You also need to ensure your employees understand their training and must retrain them if necessary. Retraining is also required whenever there are changes in workplace conditions or the types of PPE used. During an inspection, an agency CSHO will interview employees and supervisors to assess the effectiveness of the training you provide.
Head protection
Head protection includes hard hats or helmets to protect your employees from falling objects and helmets designed to reduce electrical shock.
Last year, OSHA changed its internal policies, replacing traditional hard hats with modern safety helmets to better protect workers when they’re at inspection sites.
While traditional hard hats protect the top of a worker’s head, they offer minimal side impact protection. Hard hats also lack chin straps and can fall off a worker’s head if they slip or trip.
While hard hats are made of hard plastics, safety helmets incorporate a combination of materials, including lightweight composites, fiberglass, and advanced thermoplastics.
During an OSHA inspection, agency CSHOs will look for protective helmets that resist object penetration, absorb the shock of a blow, are water-resistant, and have slow-burning properties. They also will check that you’re following the manufacturers’ instructions for proper adjustment and replacement of the helmet suspension and headband.
In a Safety and Health Information Bulletin (SHIB), OSHA recommended that employers consider providing safety helmets, especially in construction, electrical work, oil and gas extraction and servicing, high-temperature environments, and working from heights.
Foot, hand protection
Your employees must have and use protective footwear whenever there’s the risk of foot injuries from falling or rolling objects or objects piercing the sole.

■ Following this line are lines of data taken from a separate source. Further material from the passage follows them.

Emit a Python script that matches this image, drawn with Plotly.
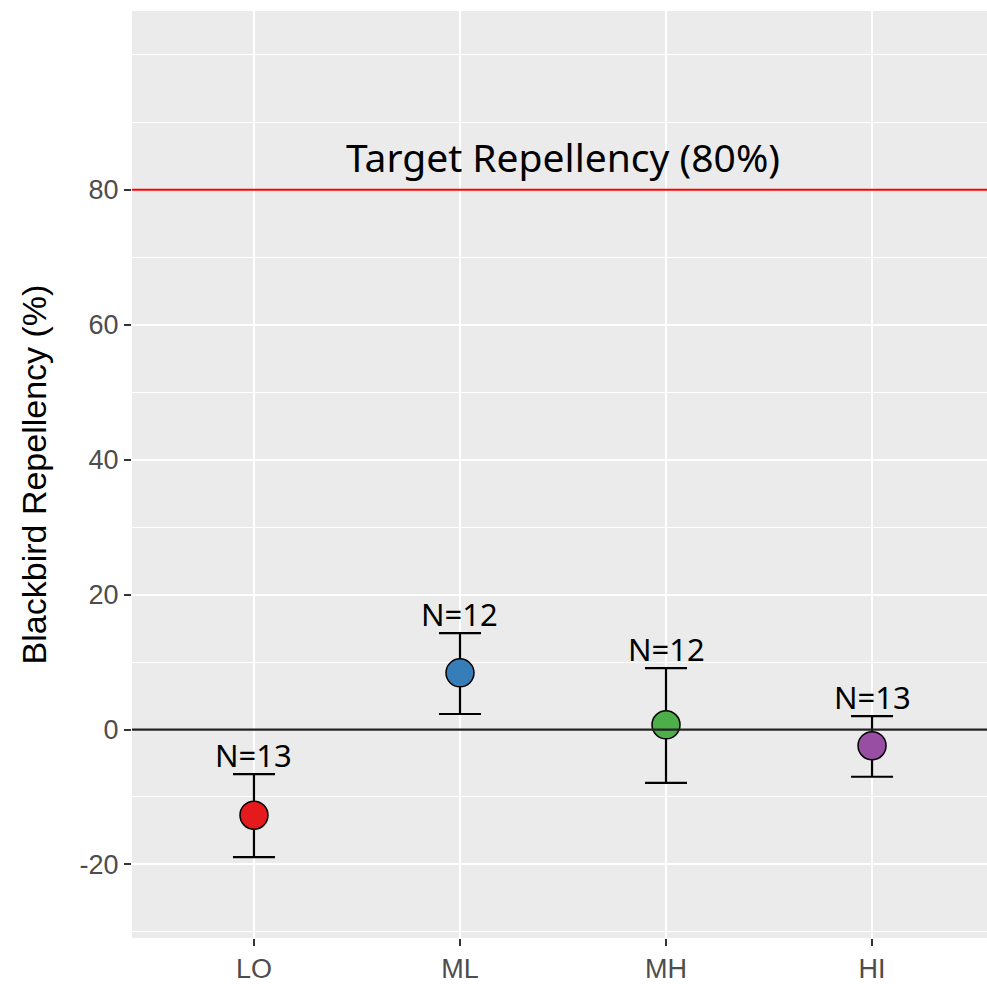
import plotly.graph_objects as go

# Data
categories = ["LO", "ML", "MH", "HI"]
means = [-12.7, 8.4, 0.7, -2.4]
upper_err = [6.1, 5.9, 8.4, 4.4]
lower_err = [6.2, 6.1, 8.6, 4.6]
colors = ["#E41A1C", "#377EB8", "#4DAF4A", "#984EA3"]
n_labels = ["N=13", "N=12", "N=12", "N=13"]
target_value = 80
target_label = "Target Repellency (80%)"
y_ticks = [-20, 0, 20, 40, 60, 80]
y_ticktext = ["-20", "0", "20", "40", "60", "80"]
y_minor = [-30, -10, 10, 30, 50, 70, 90, 100]

AX_FONT = "Liberation Sans"

fig = go.Figure()

fig.add_trace(go.Scatter(
    x=categories, y=means, mode="markers",
    marker=dict(size=28, color=colors, line=dict(color="black", width=1.5)),
    error_y=dict(type="data", symmetric=False, array=upper_err, arrayminus=lower_err,
                 color="black", thickness=2.2, width=21),
    showlegend=False, hoverinfo="skip",
))

# reference lines
fig.add_shape(type="line", xref="paper", x0=0, x1=1, yref="y", y0=target_value, y1=target_value,
              line=dict(color="red", width=2), layer="above")
fig.add_shape(type="line", xref="paper", x0=0, x1=1, yref="y", y0=0, y1=0,
              line=dict(color="#222222", width=2.2), layer="above")

annot_font = dict(family="Noto Sans", size=31, color="black")
for c, m, u, lab in zip(categories, means, upper_err, n_labels):
    fig.add_annotation(x=c, y=m + u, text=lab, showarrow=False, yanchor="bottom",
                       yshift=-4, font=annot_font)

fig.add_annotation(x=1.5, y=target_value + 5, text=target_label, showarrow=False,
                   yanchor="middle", font=dict(family="Noto Sans", size=39, color="black"))

fig.update_layout(
    width=987, height=984,
    margin=dict(l=132, r=0, t=11, b=44),
    paper_bgcolor="white", plot_bgcolor="#EBEBEB",
    font=dict(family=AX_FONT),
)
fig.update_xaxes(
    type="category", categoryorder="array", categoryarray=categories,
    range=[-0.592, 3.558],
    showgrid=True, gridcolor="white", gridwidth=2.4,
    ticks="outside", ticklen=7, tickwidth=2, tickcolor="#333333",
    tickfont=dict(family=AX_FONT, size=27, color="#4D4D4D"), zeroline=False, showline=False,
)
fig.update_yaxes(
    range=[-30.9, 106.5], tickvals=y_ticks, ticktext=y_ticktext,
    showgrid=True, gridcolor="white", gridwidth=2.4,
    minor=dict(tickvals=y_minor, showgrid=True, gridcolor="white", gridwidth=1.2, ticks=""),
    ticks="outside", ticklen=7, tickwidth=2, tickcolor="#333333",
    tickfont=dict(family=AX_FONT, size=27, color="#4D4D4D"), zeroline=False, showline=False,
    title=dict(text="Blackbird Repellency (%)",
               font=dict(family=AX_FONT, size=34, color="black"), standoff=22),
)

fig.write_html("out.html")
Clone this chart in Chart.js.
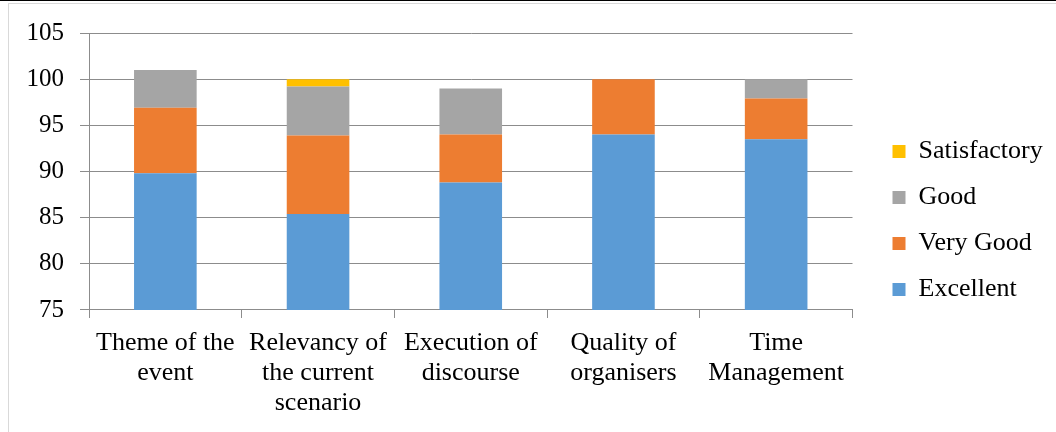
<!DOCTYPE html>
<html>
<head>
<meta charset="utf-8">
<script src="https://cdn.jsdelivr.net/npm/chart.js@4.4.1/dist/chart.umd.min.js"></script>
<style>
  body { margin: 0; background: #fff; }
  #topline { position: absolute; left: 0; top: 0; width: 1056px; height: 1px; background: #000; }
  #frame { position: absolute; left: 8px; top: 3px; width: 1060px; height: 440px; border: 1px solid #d9d9d9; }
  #wrap { position: absolute; left: 0; top: 0; width: 1056px; height: 432px; }
</style>
</head>
<body>
<div id="topline"></div>
<div id="frame"></div>
<div id="wrap"><canvas id="myChart" width="1056" height="432"></canvas></div>
<script>
const categorias = [
    ["Theme of the", "event"],
    ["Relevancy of", "the current", "scenario"],
    ["Execution of", "discourse"],
    ["Quality of", "organisers"],
    ["Time", "Management"]
];
const excellent = [89.8, 85.4, 88.8, 94.0, 93.5];
const veryGood = [7.1, 8.5, 5.2, 6.0, 4.4];
const good = [4.1, 5.3, 5.0, 0, 2.1];
const satisfactory = [0, 0.8, 0, 0, 0];
const yMin = 75, yMax = 105, yStep = 5;

const fuente = "'Liberation Serif', 'Times New Roman', serif";
const lineaGris = "#8c8c8c";

const graphic = document.getElementById("myChart").getContext("2d");

function serie(label, data, color) {
    return {
        label: label,
        data: data,
        backgroundColor: color,
        borderWidth: 0,
        barPercentage: 0.41,
        categoryPercentage: 1
    };
}

window.graphic = new Chart(graphic, {
    type: "bar",
    data: {
        labels: categorias,
        datasets: [
            serie("Excellent", excellent, "#5B9BD5"),
            serie("Very Good", veryGood, "#ED7D31"),
            serie("Good", good, "#A5A5A5"),
            serie("Satisfactory", satisfactory, "#FFC000")
        ]
    },
    options: {
        responsive: false,
        animation: false,
        maintainAspectRatio: false,
        layout: { padding: { top: 13, left: 0, right: 9, bottom: 4 } },
        plugins: {
            tooltip: { enabled: false },
            legend: {
                position: "right",
                reverse: true,
                labels: {
                    boxWidth: 13,
                    boxHeight: 13,
                    padding: 20,
                    color: "#000",
                    font: { family: fuente, size: 26 }
                }
            }
        },
        scales: {
            x: {
                stacked: true,
                grid: { display: true, drawOnChartArea: false, drawTicks: true, tickLength: 8, offset: true, color: lineaGris },
                border: { display: true, color: lineaGris },
                ticks: { color: "#000", padding: 10, maxRotation: 0, autoSkip: false, font: { family: fuente, size: 26, lineHeight: 1.154 } }
            },
            y: {
                stacked: true,
                min: yMin,
                max: yMax,
                ticks: { stepSize: yStep, color: "#000", padding: 16, font: { family: fuente, size: 25 } },
                grid: { color: lineaGris, tickLength: 9 },
                border: { display: true, color: lineaGris },
                afterFit: function (s) { s.width = 89; }
            },
            hueco: {
                position: "right",
                display: true,
                grid: { display: false },
                border: { display: false },
                ticks: { display: false },
                afterFit: function (s) { s.width = 20; }
            },
            huecoTop: {
                position: "top",
                display: true,
                grid: { display: false },
                border: { display: false },
                ticks: { display: false },
                afterFit: function (s) { s.height = 20; }
            }
        }
    }
});
</script>
</body>
</html>
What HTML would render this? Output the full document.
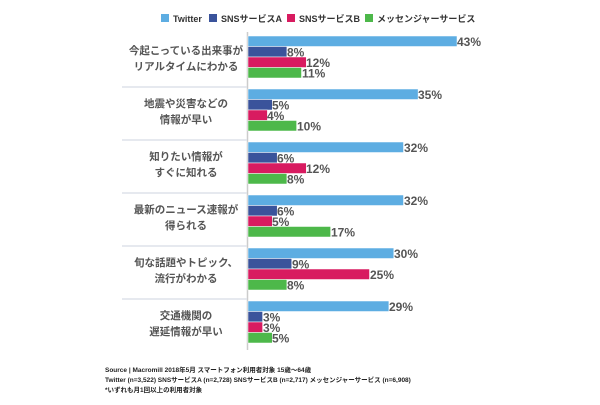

Protective footwear must meet the specifications of one of the industry consensus standards: ASTM F-2412-2005, “Standard Test Methods for Foot Protection,” and ASTM F-2413-2005,” Standard Specification for Performance Requirements for Protective Footwear”; ANSI Z41-1999, “American National Standard for Personal Protection—Protective Footwear”; or ANSI Z41-1991, “American National Standard for Personal Protection—Protective Footwear.”
During an OSHA inspection, a CSHO will first confirm that you’ve completed an assessment of foot injury hazards. If foot injury hazards are present at your facility or worksite, the CSHO will confirm that workers have footwear that meet the requirements of one of the above industry consensus standards.
The CSHO may also check for the following:
- Metatarsal guards to protect the top of the foot;
- Toe guards;
- Combination foot and shin guards;
- Safety shoes or boots that protect against impact, compression, and puncture hazards or that have heat-resistant soles that protect against hot work surfaces;
- Electrically conductive shoes to protect against the buildup of static electricity;
- Electrical hazard safety-toe shoes or boots; or
- Foundry shoes to insulate the feet from the extreme heat of molten metal.
Hazards requiring hand protection include skin absorption of harmful substances; chemical burns; harmful temperature extremes; punctures; severe abrasions, cuts, or lacerations; sharp objects; and thermal burns.
You must provide employees with the hand protection appropriate for the working conditions and hazards identified in your facility. An agency CSHO will check during an inspection that all affected workers have appropriate hand protection whenever hazards can’t be eliminated through engineering, work practice, or administrative controls.
Electrical protective equipment
Electrical protective equipment includes rubber insulating blankets, rubber insulating covers, rubber insulating gloves, rubber insulating line hoses, rubber insulating matting, and rubber insulating sleeves.
During an OSHA inspection, the CSHO will check whether insulating equipment has been inspected for damage before each day’s use and immediately following an incident that could cause damage; whether protective equipment is maintained in a safe, reliable condition; and that electrical protective equipment has been periodically tested.
Knowing that one of OSHA’s PPE standards is one of its top 10 most cited, it’s worth checking your compliance.